久々に、心を鷲掴みにされるカレーに出会いました。
最初に感じる甘さとしっかりとしたコク。そして激辛キーマからくる痛いような辛さ。
「ボンディ」のようないわゆる欧風カレーの範疇にありながら、さらに深いコクと刺激が舌と心を捉えて離しません。
煮込むのにビールをふんだんに使っているといいますが、スパイスそのものの使い方が絶妙で、しかもクリームでマイルドにするなど、このカレーを生み出した人物は只者ではないはずです。
この店があるのは築地。
日比谷線築地駅のすぐ西にある京橋築地小学校の西の角の向かい。
ドイツ料理専門店がランチタイムに出すカレーが評判になったというわけです。
ランチは、チキン・ビーフ・ソーセージ・キーマに、今週のカレー。各890円。キーマは激辛で、初めての客には勧めないとのこと。
私が頼んだのは「ソーセージカレー」の「中辛」(+150円)に「ザワークラフト」(150円)をトッピング。
「中辛」というのは通常のカレーソース(ルー)にキーマを混ぜたものだそうでどのくらいの辛さになるのか楽しみです。
店内はごちゃごちゃとしていますがドイツっぽさがあり不快さはありません。ここでビールをがぶ飲みしたら楽しいだろうなぁ、と妄想を巡らせます。
そこでカレーが登場。大きな黄色い皿には山盛りのライスがあり、その上に卵くらいの大きさのマッシュポテトが。脇にはザワークラウトが多めに乗っています。
もうひとつの耐熱容器には白いものが。カレーのはずですが全面にクリームがかけてあり、大きめのソーセージが横たわっています。
まずスプーンですくうとクリームの下からこげ茶色のカレーが現れ、底にはキーマのものらしき粒つぶが。
ご飯にかけて口に入れると意外にもまず甘みがやってきます。そしてスパイスの香りが口いっぱいに広がり、最後に強烈な辛さが。唐辛子の辛さというより山椒のようなしびれる感じが前面に出ていて、水で流し込もうとするとむせるほど。
しかしコクのあるうま味がそれを上回り、スプーンを持つ手が止まりません。ご飯の上のマッシュポテトはほのかに甘く、辛さにしびれた舌を休ませるのにちょうどいい。
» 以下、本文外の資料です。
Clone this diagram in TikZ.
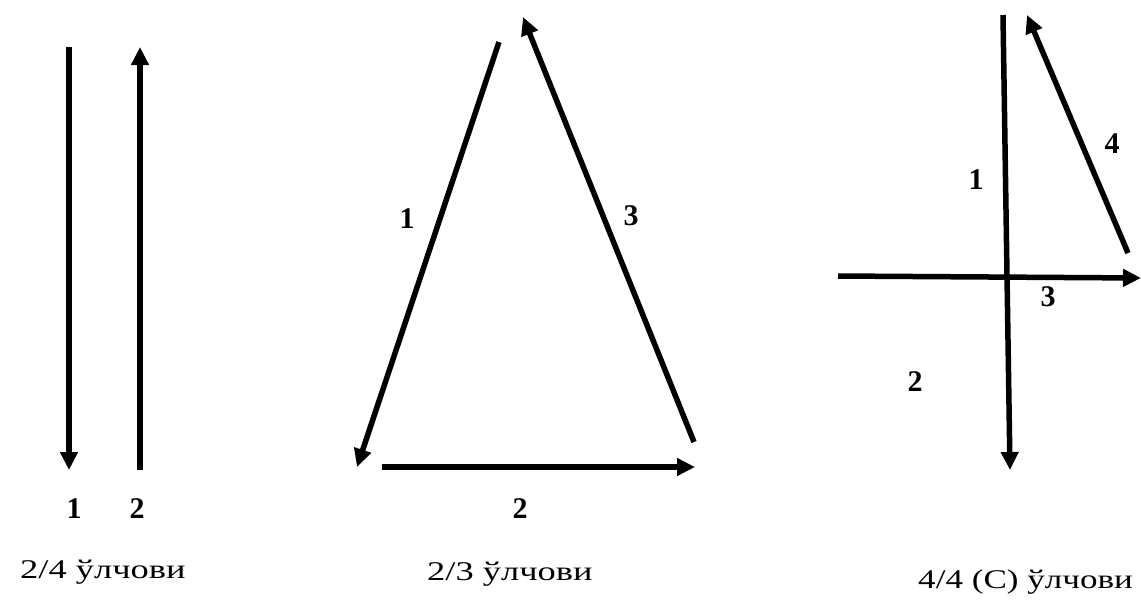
\documentclass[tikz,border=0pt]{standalone}
\usepackage{fontspec}
\setmainfont{Liberation Serif}
\usetikzlibrary{arrows.meta}
\begin{document}
\begin{tikzpicture}[x=1pt,y=-1pt,
  vec/.style={line width=5.5pt,-{Triangle[length=18pt,width=17pt]}},
  lab/.style={font=\fontsize{30}{32}\selectfont\bfseries, inner sep=0pt},
  captxt/.style={font=\fontsize{27}{30}\selectfont, inner sep=0pt, anchor=base west}]
\useasboundingbox (0,0) rectangle (1141,606);
% panel 1
\coordinate (p1a) at (69,47);
\coordinate (p1b) at (69,470);
\coordinate (p2a) at (140,470);
\coordinate (p2b) at (140,47);
\draw[vec] (p1a) -- (p1b);
\draw[vec] (p2a) -- (p2b);
\node[lab] (l11) at (74,509) {1};
\node[lab] (l12) at (137,509) {2};
\node[captxt] (c1) at (20,578) {\scalebox{1.35}[1]{2/4 ўлчови}};
% panel 2
\coordinate (t1a) at (499,42);
\coordinate (t1b) at (357,467);
\coordinate (t2a) at (382,467);
\coordinate (t2b) at (695,467);
\coordinate (t3a) at (694,442);
\coordinate (t3b) at (523,17);
\draw[vec] (t1a) -- (t1b);
\draw[vec] (t2a) -- (t2b);
\draw[vec] (t3a) -- (t3b);
\node[lab] (l21) at (407,219) {1};
\node[lab] (l23) at (631,216) {3};
\node[lab] (l22) at (520,509) {2};
\node[captxt] (c2) at (427,580) {\scalebox{1.35}[1]{2/3 ўлчови}};
% panel 3
\coordinate (s1a) at (1003,15);
\coordinate (s1b) at (1010,470);
\coordinate (s3a) at (838,276);
\coordinate (s3b) at (1141,278);
\coordinate (s4a) at (1128,253);
\coordinate (s4b) at (1027,15);
\draw[vec] (s1a) -- (s1b);
\draw[vec] (s3a) -- (s3b);
\draw[vec] (s4a) -- (s4b);
\node[lab] (l31) at (976,180) {1};
\node[lab] (l34) at (1112,144) {4};
\node[lab] (l33) at (1048,297) {3};
\node[lab] (l32) at (915,382) {2};
\node[captxt] (c3) at (918,588) {\scalebox{1.3}[1]{4/4 (C) ўлчови}};
\end{tikzpicture}
\end{document}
一方でザワークラウトは本格的な酢漬けではなく、塩揉みしたキャベツを酸味のあるドレッシングで和えた感じ。まったく日本的で肩すかしを喰らいます。しかしこれはランチだけで、カレーに合わせているのでしょう。もしこれが夜も出たらドイツ人もびっくりです。
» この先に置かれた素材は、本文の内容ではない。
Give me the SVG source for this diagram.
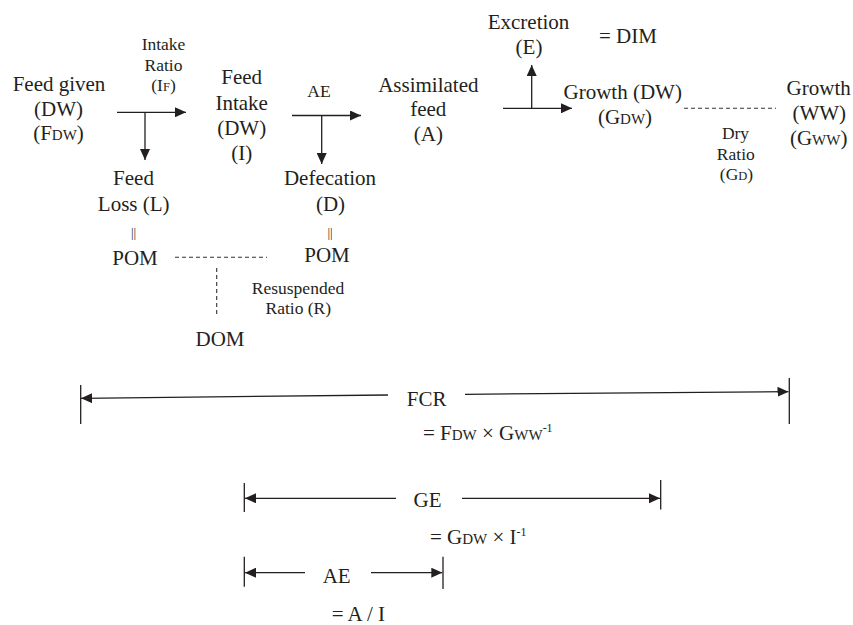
<svg xmlns="http://www.w3.org/2000/svg" width="853" height="625" viewBox="0 0 853 625" font-family="'Liberation Serif', 'Times New Roman', 'DejaVu Serif', serif">
<defs>
<style>
text{font-family:'Liberation Serif','Times New Roman','DejaVu Serif',serif;fill:#231f20}
.m{font-size:21px;text-anchor:middle}
.s{font-size:17.5px;text-anchor:middle}
.eq{font-size:13px;text-anchor:middle}
.f{font-size:21px}
.sub{font-size:15px}
.subs{font-size:12.5px}
.sup{font-size:12px}
.ln{stroke:#231f20;stroke-width:1.3;fill:none}
.dash{stroke:#333;stroke-width:1.1;stroke-dasharray:4 3;fill:none}
</style>
<marker id="ah" viewBox="0 0 11 10" refX="11" refY="5" markerWidth="11" markerHeight="10" markerUnits="userSpaceOnUse" orient="auto">
<path d="M0,0 L11,5 L0,10 z" fill="#231f20"/>
</marker>
</defs>
<rect width="853" height="625" fill="#fff"/>

<g id="connectors">
<line class="ln" x1="117" y1="112.3" x2="186" y2="112.3" marker-end="url(#ah)"/>
<line class="ln" x1="145" y1="112.3" x2="145" y2="160" marker-end="url(#ah)"/>
<line class="ln" x1="292" y1="115.5" x2="361" y2="115.5" marker-end="url(#ah)"/>
<line class="ln" x1="321.7" y1="115.5" x2="321.7" y2="164" marker-end="url(#ah)"/>
<line class="ln" x1="503" y1="108.3" x2="572" y2="108.3" marker-end="url(#ah)"/>
<line class="ln" x1="531.7" y1="108.3" x2="531.7" y2="65" marker-end="url(#ah)"/>
<line class="dash" x1="175" y1="257.3" x2="267" y2="257.3"/>
<line class="dash" x1="216.7" y1="268" x2="216.7" y2="317" stroke-dasharray="5 4"/>
<line class="dash" x1="684" y1="108.3" x2="776" y2="108.3"/>
<line class="ln" x1="80.7" y1="385" x2="80.7" y2="424"/>
<line class="ln" x1="388" y1="395" x2="81" y2="398.3" marker-end="url(#ah)"/>
<line class="ln" x1="465" y1="394.3" x2="788.5" y2="391.7" marker-end="url(#ah)"/>
<line class="ln" x1="789.3" y1="378" x2="789.3" y2="424"/>
<line class="ln" x1="244.3" y1="483" x2="244.3" y2="512"/>
<line class="ln" x1="396" y1="498.3" x2="245" y2="498.3" marker-end="url(#ah)"/>
<line class="ln" x1="462" y1="498.3" x2="660" y2="498.3" marker-end="url(#ah)"/>
<line class="ln" x1="660.7" y1="480" x2="660.7" y2="509.5"/>
<line class="ln" x1="244.3" y1="556.7" x2="244.3" y2="586.7"/>
<line class="ln" x1="305" y1="572.7" x2="245" y2="572.7" marker-end="url(#ah)"/>
<line class="ln" x1="371" y1="572.7" x2="442.3" y2="572.7" marker-end="url(#ah)"/>
<line class="ln" x1="443" y1="556.7" x2="443" y2="589"/>
</g>

<g id="feed-given">
<text class="m" x="59" y="90.5">Feed given</text>
<text class="m" x="58.5" y="115.5">(DW)</text>
<text class="m" x="58.5" y="140">(F<tspan class="sub">DW</tspan>)</text>
</g>

<g id="intake-ratio">
<text class="s" x="163.5" y="50">Intake</text>
<text class="s" x="163.5" y="71">Ratio</text>
<text class="s" x="163.5" y="91">(I<tspan class="subs">F</tspan>)</text>
</g>

<g id="feed-intake">
<text class="m" x="241.7" y="84">Feed</text>
<text class="m" x="241.7" y="109.5">Intake</text>
<text class="m" x="241.7" y="134.5">(DW)</text>
<text class="m" x="241.7" y="159.5">(I)</text>
</g>

<g id="feed-loss">
<text class="m" x="133.5" y="185">Feed</text>
<text class="m" x="133.7" y="211">Loss (L)</text>
<text class="eq" x="133.5" y="237">||</text>
<text class="m" x="135" y="265">POM</text>
</g>

<g id="ae-label">
<text class="s" x="319" y="97">AE</text>
</g>

<g id="defecation">
<text class="m" x="330" y="185">Defecation</text>
<text class="m" x="330.5" y="210.5">(D)</text>
<text class="eq" x="330" y="237">||</text>
<text class="m" x="327" y="261.5">POM</text>
</g>

<g id="resuspended-ratio">
<text class="s" x="298" y="294">Resuspended</text>
<text class="s" x="298.3" y="314">Ratio (R)</text>
</g>

<g id="dom">
<text class="m" x="220" y="346">DOM</text>
</g>

<g id="assimilated-feed">
<text class="m" x="428.3" y="91.5">Assimilated</text>
<text class="m" x="428.3" y="116">feed</text>
<text class="m" x="428.3" y="140.5">(A)</text>
</g>

<g id="excretion">
<text class="m" x="528.5" y="29.3">Excretion</text>
<text class="m" x="529" y="54">(E)</text>
<text class="f" x="599" y="43.3">= DIM</text>
</g>

<g id="growth-dw">
<text class="m" x="622.7" y="98.5">Growth (DW)</text>
<text class="m" x="625" y="123.5">(G<tspan class="sub">DW</tspan>)</text>
</g>

<g id="dry-ratio">
<text class="s" x="735.5" y="139">Dry</text>
<text class="s" x="735.8" y="160">Ratio</text>
<text class="s" x="736.5" y="180">(G<tspan class="subs">D</tspan>)</text>
</g>

<g id="growth-ww">
<text class="m" x="818.7" y="95">Growth</text>
<text class="m" x="819.3" y="120">(WW)</text>
<text class="m" x="818.7" y="145">(G<tspan class="sub">WW</tspan>)</text>
</g>

<g id="fcr">
<text class="m" x="426.7" y="406">FCR</text>
<text class="f" x="423" y="440">= F<tspan class="sub">DW</tspan> ×  G<tspan class="sub">WW</tspan><tspan class="sup" dy="-8">-1</tspan></text>
</g>

<g id="ge">
<text class="m" x="427.5" y="506.7">GE</text>
<text class="f" x="430" y="544">= G<tspan class="sub">DW</tspan> ×  I<tspan class="sup" dy="-8">-1</tspan></text>
</g>

<g id="ae">
<text class="m" x="336.7" y="583.3">AE</text>
<text class="f" x="331.7" y="621">= A / I</text>
</g>
</svg>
しかしまあ、ドイツ料理店とは思えない高度なカレーには驚きました。インドを支配下に置いた大英帝国と違い、ドイツにはカレーの文化がありません。
本来は鮮度の落ちたビールの活用法として始まったカレーなのでしょうが、コロナ第5波で酒類提供ができないなか客に出せないまま鮮度の落ちたビールを使っているのだとしたら悲しすぎます。
一日も早く、この空間でたくさんの人々が杯を酌み交わし、賑やかな声で溢れる日が来てほしいものだと思います。とにかく、この魅惑のカレーはぜひ一度味わってみてください。